- FTSE indices were mixed with investor enthusiasm dampened as the UK parliament debates another round of military action in Iraq, this time air strikes against terror group of the moment IS.

Near noon, the FTSE 100 was up 1.4 points, or 0.02%, to 6641.11, while the FTSE 250 was down 40.98 points, or 0.27%, to 15,384.9. US and Asian markets booked falls overnight. UK's parliament is due to vote on the air strikes early this evening.

The blue-chips were led by a mixed bag with financials prominent. Admiral (ADM) rose 1.66% to 1253.5p. Lloyds Banking Group (LLOY), up 0.87% to 76.86p, has sold more TSB shares, the proceeds £161m. Other banks followed, as did financial services firms and insurers.

Resources stocks clustered atop the losers' board. Cairn Energy (CNE) led, falling 2.61% to 179.2p, followed by Petrofac (PFC), down 2.45% to 996p. 26/Sep/2014 11:47Anglo American (AAL) fell 0.71% to 1397p, and BHP Billiton (BLT) shed 0.36% to 1739.75p.

Among the supermarkets Sainsbury (SBRY) was off 2.31% to 252.05p, while gaffe-hit Tesco (TSCO) had shed 0.66% to 191.23p. Sports Direct International (SPD) fell 2.78% to 619.75p after yesterday backing a Tesco turnaround. Drinks firms SABMiller (SAB), off 0.94% to 3384.25p, and Diageo (DGE), off 0.72% to 1766.25p, were lower.


Bank notes producer De La Rue (DLAR) said weak bank note printing pricing meant its FY pretax profit was likely to be £20m lower than the last year’s underlying £77.3m, forcing a 40% dividend slash. The shares plunged 30.9% to 524.5p.

A heavily discounted share placing saw oil shale technology play TomCo Energy (TOM) collapse 30.91% to 0.57p. It is raising £1m at 0.5p to fund the permitting process on its Holliday block in Utah and to bolster its working capital, a 39% discount to last night’s 0.82p close.

Junior miner Kalimantan Gold (KLG) shot up 455.86% to 4.03p on a maiden resource statement for its Beruang Kanan copper project in Indonesia. VSA Capital reckoned there was 'tremendous upside' on the deposit and has a 4.8p price target.

An unseasonably mild winter and a 'disappointingly cool' August were blamed for weak demand at rental company Andrew Sykes (ASY) heating and air conditioning units. H1 results saw revenue down 10% and EPS down 38% to 7.6p. The stock plummeted 22.52% to 292.5p.


Lower volumes and rising competition in the Benelux recycling market, notably in Netherlands, hurts Shanks’ (SKS) operations in the region. It cut its pretax profit expectations by 15% in response, sparking a 15.45% share price collapse to 86.88p.
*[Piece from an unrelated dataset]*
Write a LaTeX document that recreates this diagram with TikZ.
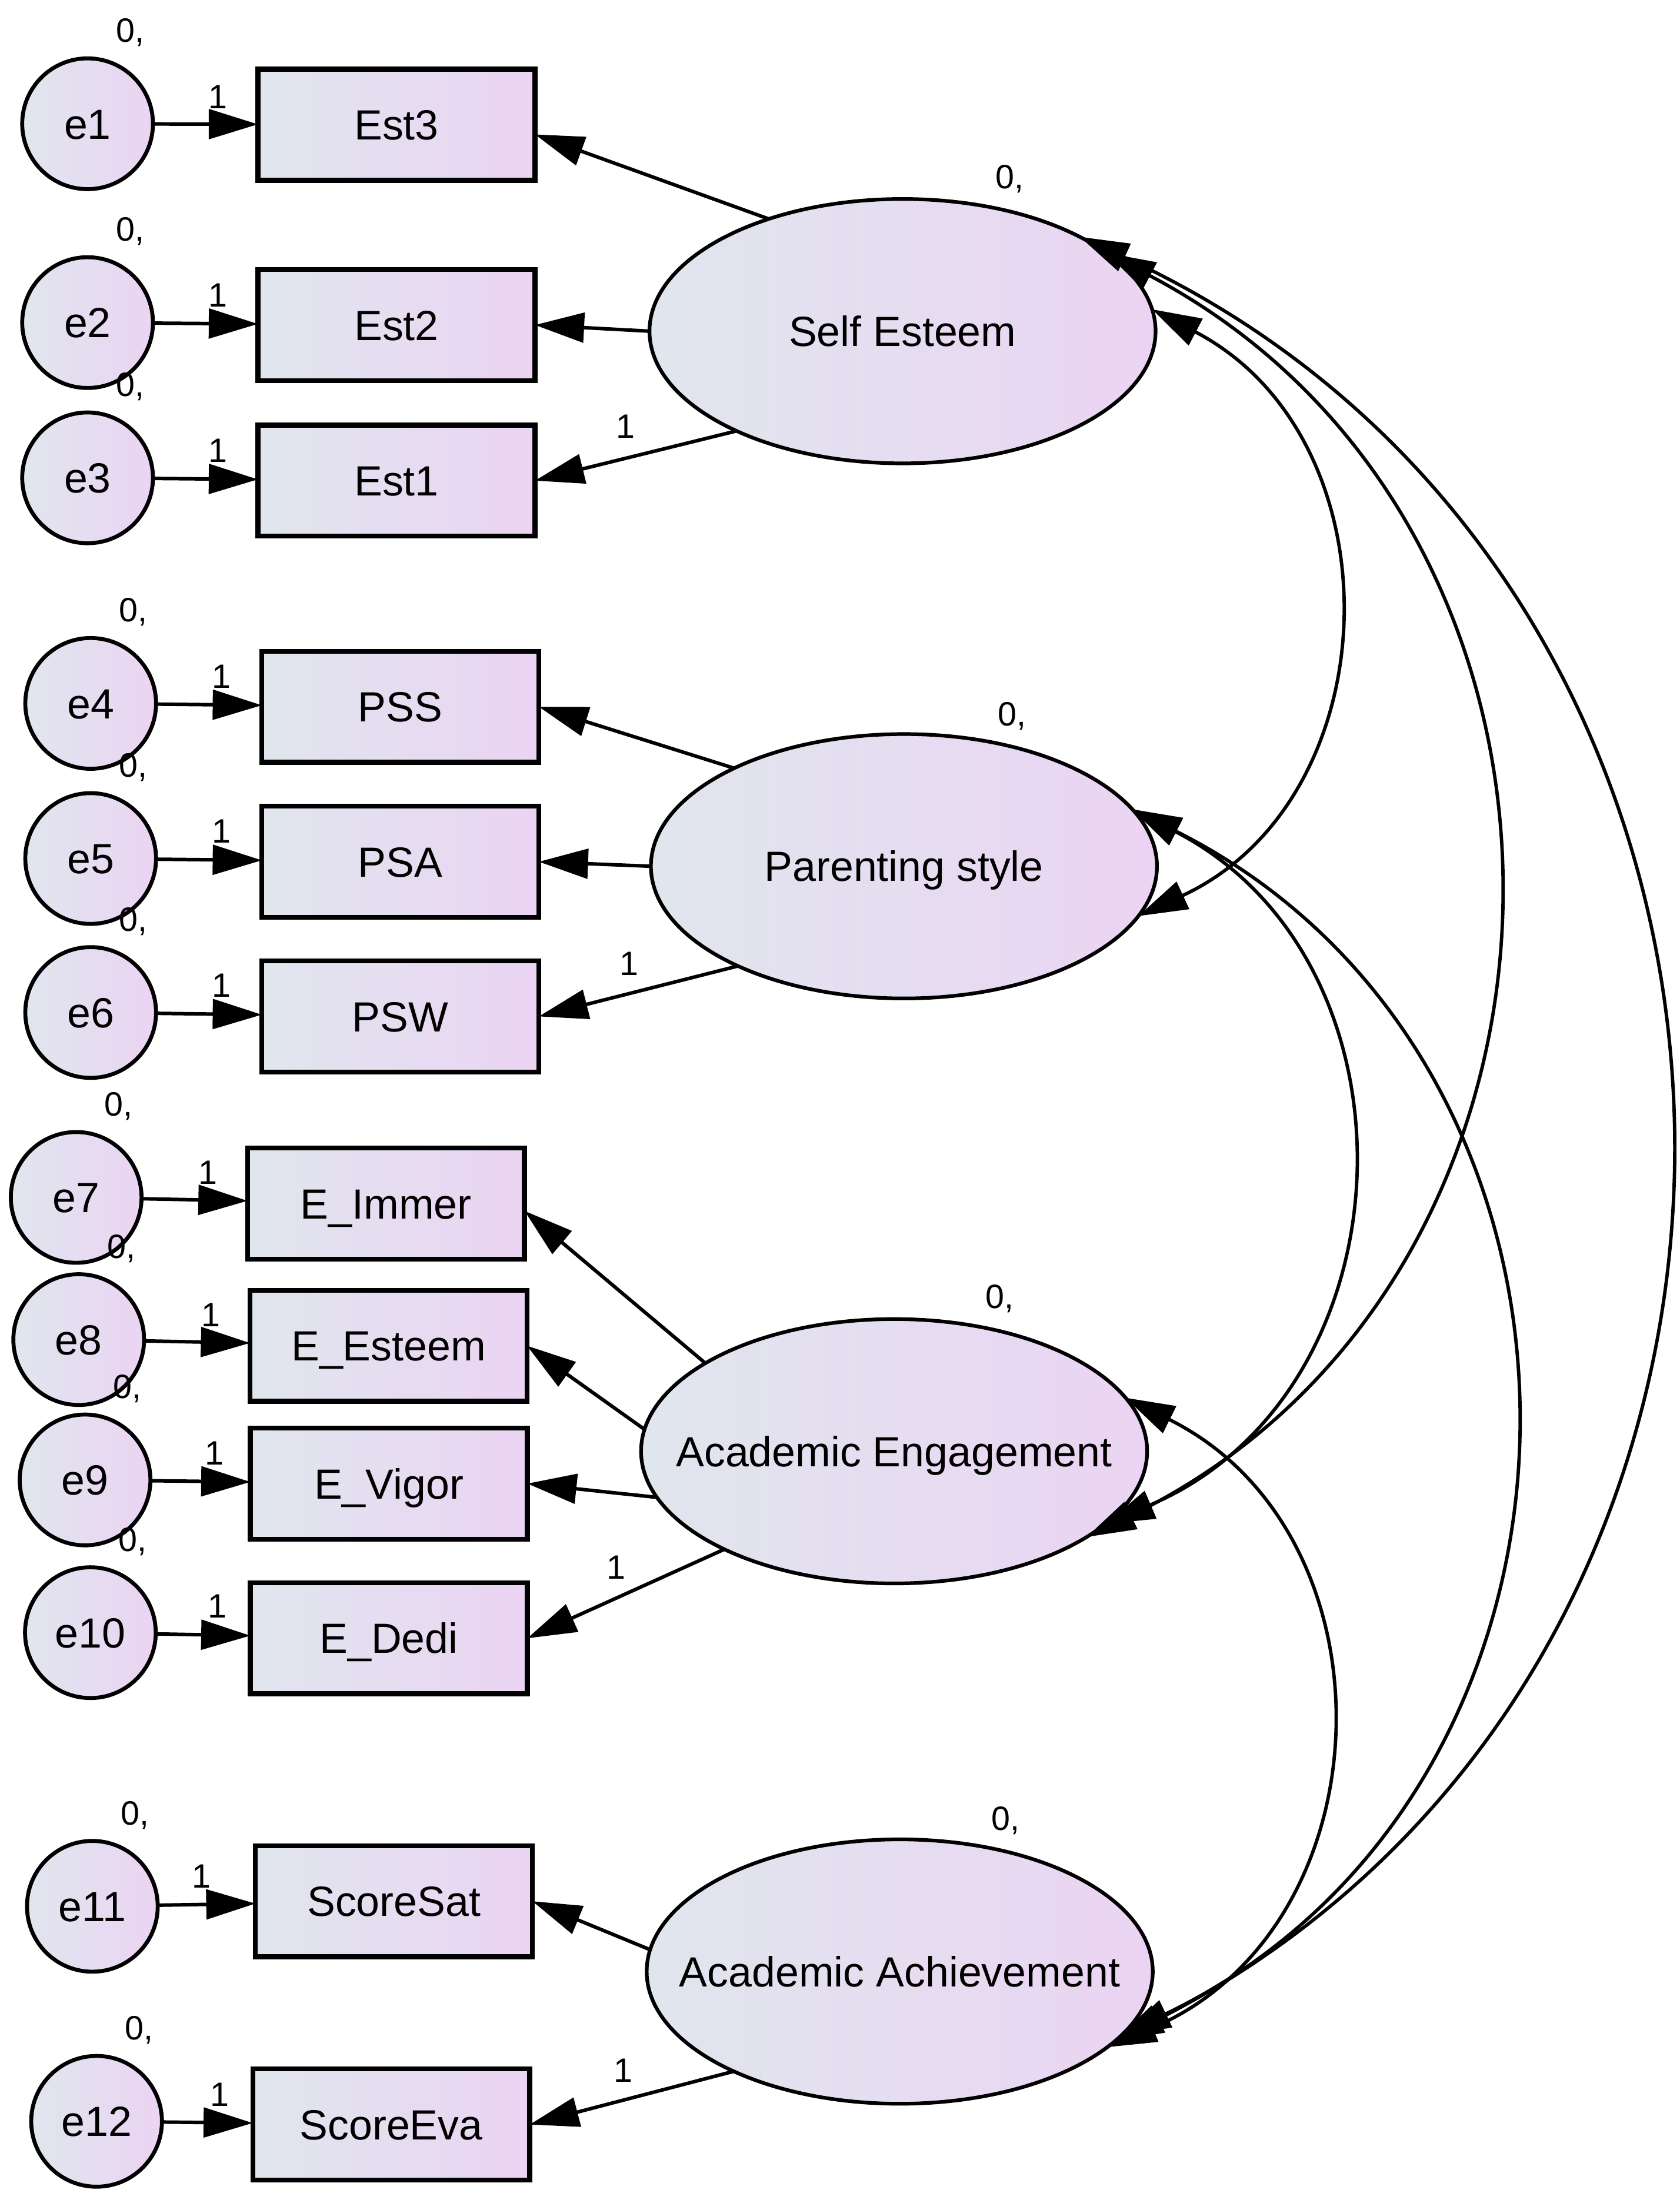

Premier Gold Resources (PGR) widened its H1 pretax loss to £0.4m, from a loss of £0.8m. The prior period was hurt by a £0.4m fair-value loss on derivative financial assets. PGR's work at Cholokkaindy continued to be held back by local resistance. Its shares fell 11.11% to 0.08p.

Fruit importer Fyffes (FFY) added 0.6% to 83.5p on news of a revised merger agreement with Chiquita Brands (CQB:NYSE). The new deal will hand the US-listed company a 59.6% stake in the planned all-share merger, to be called ChiquitaFyffes.

San Leon Energy (SLE), down 1.36% to 2.18p, is spudding the Kety exploration well today. It is the first well of a three-well planned programme in the Karpaty area and Permian Basin in Poland.